The US Federal Reserve's preferred inflation measure fell in March, and a key component dropped for the first time in nearly 16 years, the Commerce Department reported Monday.
It was another sign of soft prices as several measures of inflation have retreated in recent months, removing some of the pressure on central bankers to raise the benchmark interest rate more rapidly.
But economists say tight labor markets, falling unemployment and strong job creation likely mean the Fed will stay on track to raise rates twice more this year, for a total of three hikes.
The central bank is due to consider monetary policy Tuesday and Wednesday and is not expected to adjust interest rates at this meeting.

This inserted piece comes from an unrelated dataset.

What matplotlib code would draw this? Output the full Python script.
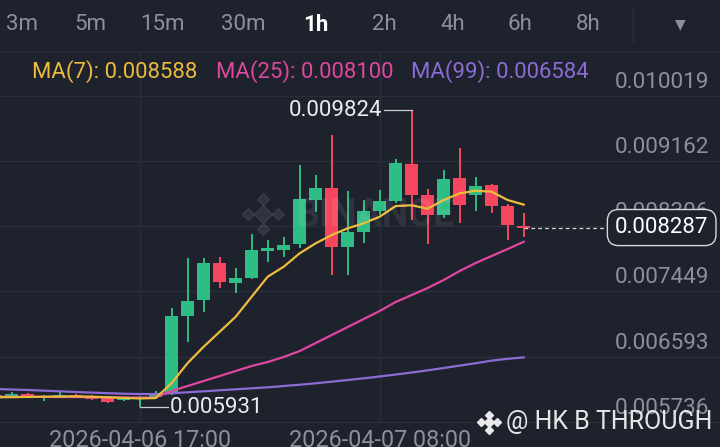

The Personal Consumption Expenditures price index, which tracks the value of goods and services purchased by individuals, fell 0.2 percent in March in its first drop since February 2016 and its biggest decline since January 2015.
But core PCE, which excludes the volatile food and energy categories, dropped by a tenth, the first decline since September 2001.
Analysts had been expecting the core measure to remain unchanged for the month.
The longer-term trends also showed a slowdown. The 12-month measure for the PCE price index slowed to 1.8 percent, below the Fed's two percent target and down from 2.1 percent in February, which had been a five-year record.
The core for the latest 12 months also slowed, falling to 1.6 percent from 1.8 percent.
The PCE decline came after closely watched measure of inflation, the Consumer Price Index, also fell in March.
However, some analysts noted special factors that may have contributed to the decline in both.
Ian Shepherdson of Pantheon Macroeconomics said cell phone plan pricing held down the PCE inflation measure, just as it did for CPI.
"We see further upside risk ahead," he said, noting the annual change for healthcare services rose a tenth of a percentage point to 1.6 percent, its highest level in four years.
Jim O'Sullivan of High Frequency Economics agreed the "underlying trend is still at least modestly upward."
Meanwhile, personal incomes were up 0.2 percent in March, an increase of $40 billion, while spending rose less than 0.1 percent, an increase of $5.7 billion.
O'Sullivan noted "the weakness in spending in Q1 contrasts with the much stronger signal from the confidence data. We believe the 'truth" is in the middle, and confidence and spending will converge in coming months."